What is the difference between saving and investing?

Key takeaways

  • Saving and investing are not the same thing. 
  • Saving is setting money aside for things you need to pay for in the near future.
  • Savings are typically accessible and unlikely to earn interest that beats inflation and tax.
  • Investments should be made for longer periods that enable you to beat inflation and tax and to harness the power of compounding.
  • You should have savings for your shorter-term goals and investments for your longer-term goals.


Saving is the act of delaying immediate spending until you accumulate enough to spend on something more worthwhile in future.

We often speak about saving and investing as if they are the same thing, because when you invest you also delay spending to accumulate more for something worthwhile in the future.

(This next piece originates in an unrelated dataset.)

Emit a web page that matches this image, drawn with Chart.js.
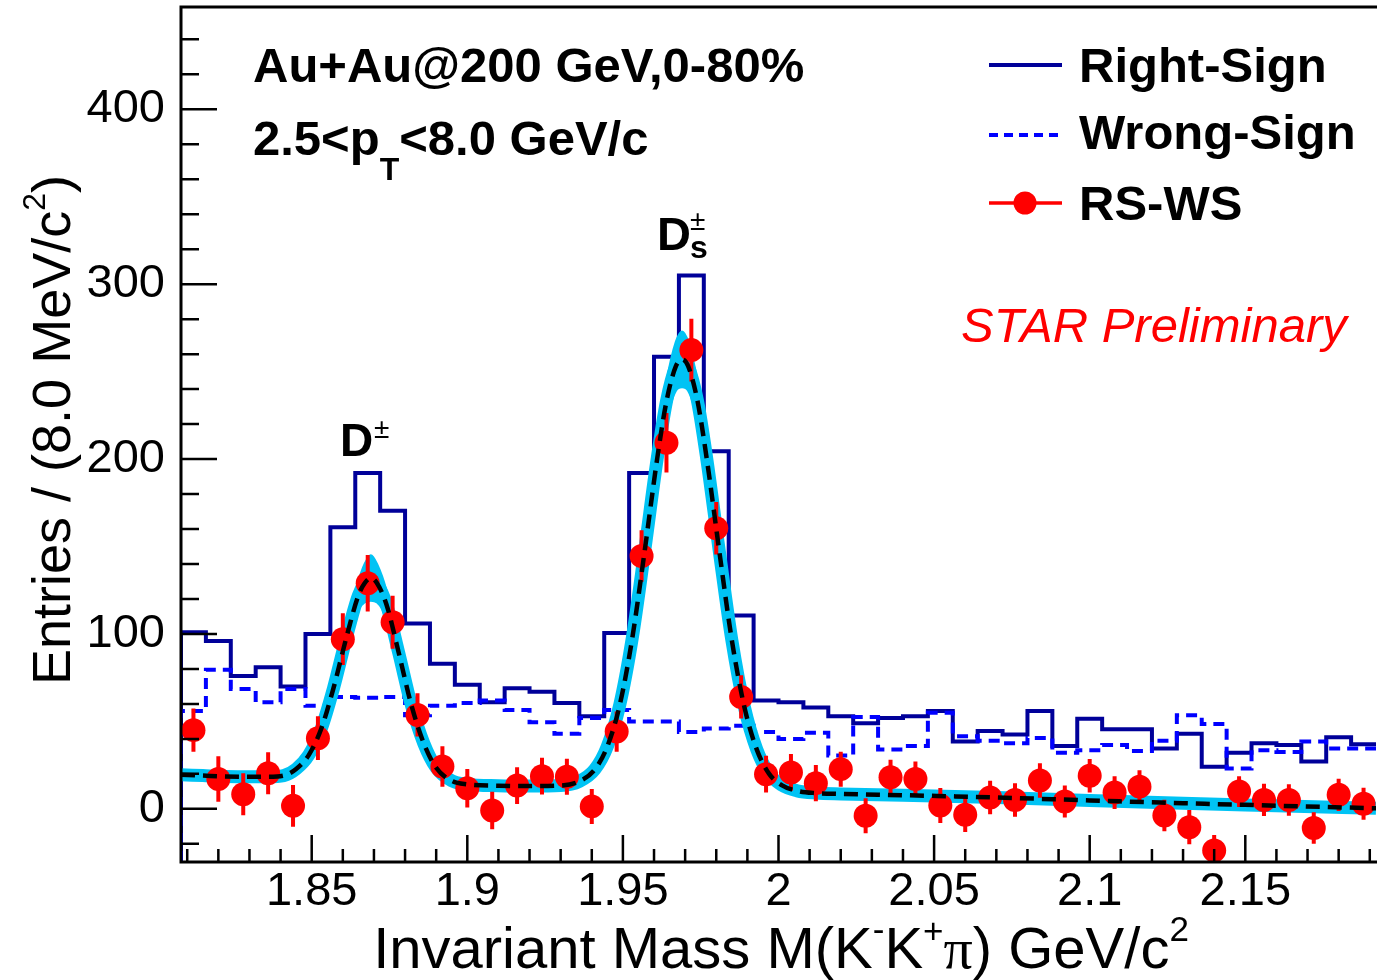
<!DOCTYPE html>
<html>
<head>
<meta charset="utf-8">
<script src="https://cdn.jsdelivr.net/npm/chart.js@4.4.1/dist/chart.umd.min.js"></script>
<style>
  html, body { margin: 0; padding: 0; background: #fff; }
</style>
</head>
<body>
<canvas id="massChart" width="1377" height="980"></canvas>
<script>
  // binning: 48 bins of 8 MeV starting at 1.808 GeV
  const binLow = 1.808;
  const binWidth = 0.008;
  const yMin = -30.4;
  const yMax = 458.5;

  const rightSign = [101, 96, 76, 81, 70, 100, 161, 192, 170.5, 106, 83, 71,
    61, 69, 67, 60.5, 53, 100.5, 192, 258.5, 305, 204.5, 110.5, 62,
    61, 58, 53, 49, 52, 53, 56, 38.5, 44.5, 42.5, 56, 36,
    51.5, 45.5, 45.5, 34.5, 43, 24, 32, 37.5, 36.5, 27, 41, 37];

  const wrongSign = [56, 79.5, 68.5, 61, 68.5, 59, 64, 63.5, 64, 53.5, 59, 60.5,
    62, 56.5, 49.5, 43, 52, 56.5, 50, 50, 44, 46, 47.5, 44,
    40, 43.5, 30.5, 52.5, 34, 36, 55, 41.5, 39, 37.5, 40.5, 32,
    33.5, 36.5, 33, 39, 53.5, 48.5, 23, 33.5, 32.5, 38.5, 34.5, 34.5];

  const diffValue = [45, 17, 8.4, 20.4, 1.7, 40.4, 97, 129, 106.7, 53.7, 24.2, 11.8,
    -1, 13.3, 18.7, 18.3, 1.4, 44.2, 144.6, 209.3, 262.3, 160.4, 64, 19.8,
    20.8, 14.7, 22.7, -4, 18.1, 17.1, 1.9, -3.4, 6.5, 5.1, 16.2, 4.2,
    18.9, 9.3, 12.7, -3.8, -10.5, -23.8, 9.9, 5.1, 5.1, -11, 8, 2.9];

  const diffError = [12.4, 13, 12, 12, 12, 12.5, 14.8, 16.2, 15.2, 12.4, 11.6, 11,
    10.7, 10.5, 10.5, 10.3, 10, 11.5, 14.7, 17, 18, 15, 12.4, 10.5,
    10.5, 10.3, 10, 10, 10, 10, 10, 9.8, 9.6, 9.6, 9.8, 9.2,
    9.6, 9.4, 9.4, 9, 9.8, 8.8, 8.8, 9.2, 9, 9, 9.2, 9.2];

  // fit curve
  const fitMass = [1.808, 1.815, 1.822, 1.83, 1.836, 1.841, 1.845, 1.849, 1.853, 1.857,
    1.861, 1.865, 1.867, 1.869, 1.871, 1.874, 1.878, 1.882, 1.886, 1.890,
    1.895, 1.90, 1.91, 1.92, 1.93, 1.936, 1.941, 1.945, 1.949, 1.953,
    1.957, 1.961, 1.964, 1.967, 1.969, 1.971, 1.974, 1.977, 1.981, 1.985,
    1.989, 1.993, 1.997, 2.001, 2.006, 2.012, 2.02, 2.04, 2.07, 2.10,
    2.13, 2.16, 2.192];
  const fitValue = [19.5, 19, 18.5, 18.3, 18.3, 19, 22.8, 30.6, 45.5, 69,
    97, 122, 129, 132, 129, 117, 89, 59.5, 37.5, 23.5,
    16, 14, 13.2, 13, 13.3, 15.7, 22.6, 35.7, 59.5, 97.5,
    147.5, 200, 233, 253, 257, 253, 233, 199.5, 147, 96.5,
    58.5, 34, 20, 13.6, 10.3, 9, 8.5, 7.8, 6.5, 4.8,
    3.2, 1.8, 0.3];
  // extra half width of the fit error band
  const fitBand = [0, 0, 0, 0, 0, 0, 0, 0, 1, 2,
    4, 8, 11, 13, 11, 8, 4, 2, 1, 0,
    0, 0, 0, 0, 0, 0, 0, 0, 1, 2,
    4, 7, 11, 14, 16, 14, 11, 7, 4, 2,
    1, 0, 0, 0, 0, 0, 0, 0, 0, 0,
    0, 0, 0];

  const xTickValues = [1.85, 1.9, 1.95, 2.0, 2.05, 2.1, 2.15];
  const xTickLabels = ["1.85", "1.9", "1.95", "2", "2.05", "2.1", "2.15"];
  const yTickValues = [0, 100, 200, 300, 400];

  const NAVY = "#000099";
  const BLUE = "#0000ff";
  const RED = "#ff0000";
  const CYAN = "#00c3f4";
  const FONT = '"Liberation Sans", Arial, sans-serif';

  const stepData = (values) => {
    const pts = [{ x: binLow, y: yMin }];
    values.forEach((v, i) => pts.push({ x: binLow + i * binWidth, y: v }));
    pts.push({ x: binLow + values.length * binWidth, y: values[values.length - 1] });
    return pts;
  };
  const binCenter = (i) => binLow + (i + 0.5) * binWidth;

  const fitPts = fitMass.map((m, i) => ({ x: m, y: fitValue[i] }));
  const bandHi = fitMass.map((m, i) => ({ x: m, y: fitValue[i] + fitBand[i] }));
  const bandLo = fitMass.map((m, i) => ({ x: m, y: fitValue[i] - fitBand[i] }));
  const diffPts = diffValue.map((v, i) => ({ x: binCenter(i), y: v }));

  // draw a run of text pieces (for sub/superscripts)
  function drawRuns(ctx, x, y, runs, measureOnly) {
    let cx = x;
    for (const r of runs) {
      ctx.font = r.font;
      if (!measureOnly) ctx.fillText(r.t, cx, y + (r.dy || 0));
      cx += ctx.measureText(r.t).width;
    }
    return cx - x;
  }

  const errorBars = {
    id: 'errorBars',
    afterDatasetDraw(chart, args) {
      if (args.index !== 1) return;
      const { ctx, chartArea: a, scales: { x, y } } = chart;
      ctx.save();
      ctx.beginPath();
      ctx.rect(a.left, a.top, a.right - a.left, a.bottom - a.top);
      ctx.clip();
      ctx.strokeStyle = RED;
      ctx.lineWidth = 4;
      ctx.beginPath();
      diffValue.forEach((v, i) => {
        const px = x.getPixelForValue(binCenter(i));
        ctx.moveTo(px, y.getPixelForValue(v - diffError[i]));
        ctx.lineTo(px, y.getPixelForValue(v + diffError[i]));
      });
      ctx.stroke();
      ctx.restore();
    }
  };

  const decorations = {
    id: 'decorations',
    afterDraw(chart) {
      const { ctx, chartArea: a, scales: { x, y } } = chart;
      ctx.save();

      // ticks inside the frame, ROOT style
      ctx.strokeStyle = "#000";
      ctx.lineWidth = 2.5;
      ctx.beginPath();
      for (let k = 181; k <= 219; k++) {
        const v = k / 100;
        const px = x.getPixelForValue(v);
        const len = (k % 5 === 0) ? 27 : 13;
        ctx.moveTo(px, a.bottom);
        ctx.lineTo(px, a.bottom - len);
      }
      for (let v = -20; v <= 440; v += 20) {
        const py = y.getPixelForValue(v);
        const len = (v % 100 === 0) ? 36 : 18;
        ctx.moveTo(a.left, py);
        ctx.lineTo(a.left + len, py);
      }
      ctx.stroke();

      // frame
      ctx.lineWidth = 3;
      ctx.beginPath();
      ctx.moveTo(a.right + 2, a.top);
      ctx.lineTo(a.left, a.top);
      ctx.lineTo(a.left, a.bottom);
      ctx.lineTo(a.right + 2, a.bottom);
      ctx.stroke();

      ctx.fillStyle = "#000";
      ctx.textBaseline = "alphabetic";
      ctx.textAlign = "left";

      // x title
      const big = `58px ${FONT}`;
      const sup = `35px ${FONT}`;
      const xRuns = [
        { t: "Invariant Mass M(K", font: big },
        { t: "-", font: sup, dy: -27 },
        { t: "K", font: big },
        { t: "+", font: sup, dy: -25 },
        { t: "\u03c0", font: `58px "Liberation Serif", serif` },
        { t: ") GeV/c", font: big },
        { t: "2", font: sup, dy: -27 }
      ];
      const xw = drawRuns(ctx, 0, 0, xRuns, true);
      drawRuns(ctx, 781 - xw / 2, 968, xRuns);

      // y title, rotated
      const yRuns = [
        { t: "Entries / (8.0 MeV/c", font: `54px ${FONT}` },
        { t: "2", font: `32px ${FONT}`, dy: -25 },
        { t: ")", font: `54px ${FONT}` }
      ];
      const yw = drawRuns(ctx, 0, 0, yRuns, true);
      ctx.save();
      ctx.translate(70, 430);
      ctx.rotate(-Math.PI / 2);
      drawRuns(ctx, -yw / 2, 0, yRuns);
      ctx.restore();

      // header text
      const bold = `bold 49px ${FONT}`;
      ctx.font = bold;
      ctx.fillText("Au+Au@200 GeV,0-80%", 253, 82);
      drawRuns(ctx, 253, 155, [
        { t: "2.5<p", font: bold },
        { t: "T", font: `bold 32px ${FONT}`, dy: 25 },
        { t: "<8.0 GeV/c", font: bold }
      ]);

      // peak labels
      ctx.font = `bold 46px ${FONT}`;
      ctx.fillText("D", 340, 456);
      ctx.font = `28px ${FONT}`;
      ctx.fillText("\u00b1", 374, 438);
      ctx.font = `bold 47px ${FONT}`;
      ctx.fillText("D", 657, 250);
      ctx.font = `28px ${FONT}`;
      ctx.fillText("\u00b1", 690, 230);
      ctx.font = `bold 32px ${FONT}`;
      ctx.fillText("s", 690, 258);

      // legend
      ctx.lineWidth = 4;
      ctx.strokeStyle = NAVY;
      ctx.beginPath(); ctx.moveTo(989, 65); ctx.lineTo(1062, 65); ctx.stroke();
      ctx.strokeStyle = BLUE;
      ctx.setLineDash([9, 6]);
      ctx.beginPath(); ctx.moveTo(989, 135); ctx.lineTo(1059, 135); ctx.stroke();
      ctx.setLineDash([]);
      ctx.strokeStyle = RED;
      ctx.lineWidth = 3.5;
      ctx.beginPath(); ctx.moveTo(989, 203); ctx.lineTo(1062, 203); ctx.stroke();
      ctx.fillStyle = RED;
      ctx.beginPath(); ctx.arc(1025, 203, 11.5, 0, Math.PI * 2); ctx.fill();

      ctx.fillStyle = "#000";
      ctx.font = `bold 49px ${FONT}`;
      ctx.fillText("Right-Sign", 1079, 82);
      ctx.fillText("Wrong-Sign", 1079, 149);
      ctx.fillText("RS-WS", 1079, 220);

      ctx.fillStyle = RED;
      ctx.font = `italic 49px ${FONT}`;
      ctx.fillText("STAR Preliminary", 961, 342);

      ctx.restore();
    }
  };

  new Chart(document.getElementById("massChart"), {
    type: 'line',
    data: {
      datasets: [
        { // 0 fit, dashed black
          data: fitPts,
          borderColor: "#000",
          borderWidth: 4.5,
          borderDash: [14, 8],
          pointRadius: 0,
          cubicInterpolationMode: 'monotone',
          fill: false,
          clip: 0,
          order: 0
        },
        { // 1 RS-WS points
          data: diffPts,
          showLine: false,
          pointRadius: 12,
          pointBackgroundColor: RED,
          pointBorderWidth: 0,
          clip: 0,
          order: 1
        },
        { // 2 fit band core
          data: fitPts,
          borderColor: CYAN,
          borderWidth: 13,
          pointRadius: 0,
          cubicInterpolationMode: 'monotone',
          fill: false,
          clip: 0,
          order: 2
        },
        { // 3 band upper
          data: bandHi,
          borderColor: CYAN,
          borderWidth: 2,
          backgroundColor: CYAN,
          pointRadius: 0,
          cubicInterpolationMode: 'monotone',
          fill: '+1',
          clip: 0,
          order: 3
        },
        { // 4 band lower
          data: bandLo,
          borderColor: CYAN,
          borderWidth: 2,
          pointRadius: 0,
          cubicInterpolationMode: 'monotone',
          fill: false,
          clip: 0,
          order: 4
        },
        { // 5 wrong sign
          data: stepData(wrongSign),
          borderColor: BLUE,
          borderWidth: 4,
          borderDash: [11, 7],
          stepped: true,
          pointRadius: 0,
          fill: false,
          clip: 0,
          order: 5
        },
        { // 6 right sign
          data: stepData(rightSign),
          borderColor: NAVY,
          borderWidth: 4,
          stepped: true,
          pointRadius: 0,
          fill: false,
          clip: 0,
          order: 6
        }
      ]
    },
    options: {
      responsive: false,
      animation: false,
      devicePixelRatio: 1,
      layout: { autoPadding: false, padding: { top: 7, right: 1, left: 0, bottom: 0 } },
      scales: {
        x: {
          type: 'linear',
          min: binLow,
          max: binLow + 48 * binWidth,
          afterBuildTicks: (scale) => { scale.ticks = xTickValues.map(v => ({ value: v })); },
          afterFit: (scale) => {
            scale.height = 118;
            scale.paddingLeft = 0;
            scale.paddingRight = 0;
          },
          ticks: {
            autoSkip: false,
            maxRotation: 0,
            padding: 2,
            color: "#000",
            font: { family: FONT, size: 47 },
            callback: (v) => {
              const i = xTickValues.findIndex(t => Math.abs(t - v) < 1e-6);
              return i >= 0 ? xTickLabels[i] : "";
            }
          },
          grid: { display: false, drawTicks: false },
          border: { display: false }
        },
        y: {
          min: yMin,
          max: yMax,
          afterBuildTicks: (scale) => { scale.ticks = yTickValues.map(v => ({ value: v })); },
          afterFit: (scale) => {
            scale.width = 181;
            scale.paddingTop = 0;
            scale.paddingBottom = 0;
          },
          ticks: {
            padding: 16,
            color: "#000",
            font: { family: FONT, size: 47 }
          },
          grid: { display: false, drawTicks: false },
          border: { display: false }
        }
      },
      plugins: {
        legend: { display: false },
        tooltip: { enabled: false }
      }
    },
    plugins: [errorBars, decorations]
  });
</script>
</body>
</html>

However, it is more useful to think of savings as money you set aside for things you need to pay for in the near future or for financial emergencies in an emergency fund. Your savings should be for shorter-term goals or money you may need to access quickly.

Earning interest

Typically, you will save in a bank savings account or a money market account or fund.

You may earn interest on your savings, but the interest may not be enough to give you growth after inflation and tax. You trade off a lower after-inflation or real return, for the liquidity or ready access that money in a bank savings account can give you.

CONSIDER THIS ... 

Returns over the past 93 years show that it would take

88 years to double your money if you invested in cash

10 years to double your money if you invested in equites (shares).

 

 

 

Source: Old Mutual Long Term Perspectives 2023

You will struggle to grow savings in a bank savings account, or in a money market fund, to provide for long-term goals like the education of a child or your retirement.

When you invest, however, you put your money in unit trust funds, shares, bonds or listed property with a view to growing your money with inflation-beating returns that can harness the power of compounding over longer periods.   

You have to be willing to commit to your investments for a reasonable period of time, depending on how much investment risk you are taking.

Investment terms for funds that invest in shares are between five and 10 years, but there may be times when you need to wait longer to get good real returns.

Save or invest?
Should you save or invest? You need both. A bank savings account or money market fund is good for shorter-term goals, like saving to buy a new fridge at the end of the year, or to have readily accessible money in the event of an emergency.

Stokvels too are good for saving for short-term goals such as Christmas spending, but the stokvels that are making a big long-term difference to members’ lives are those that are investing contributions for growth.  

You can save or invest for goals such as a holiday or a wedding, depending on how much time you have and how much risk you can take.

Long-term goals such as saving for retirement, or the tertiary education of your children, need investments and long-time horizons.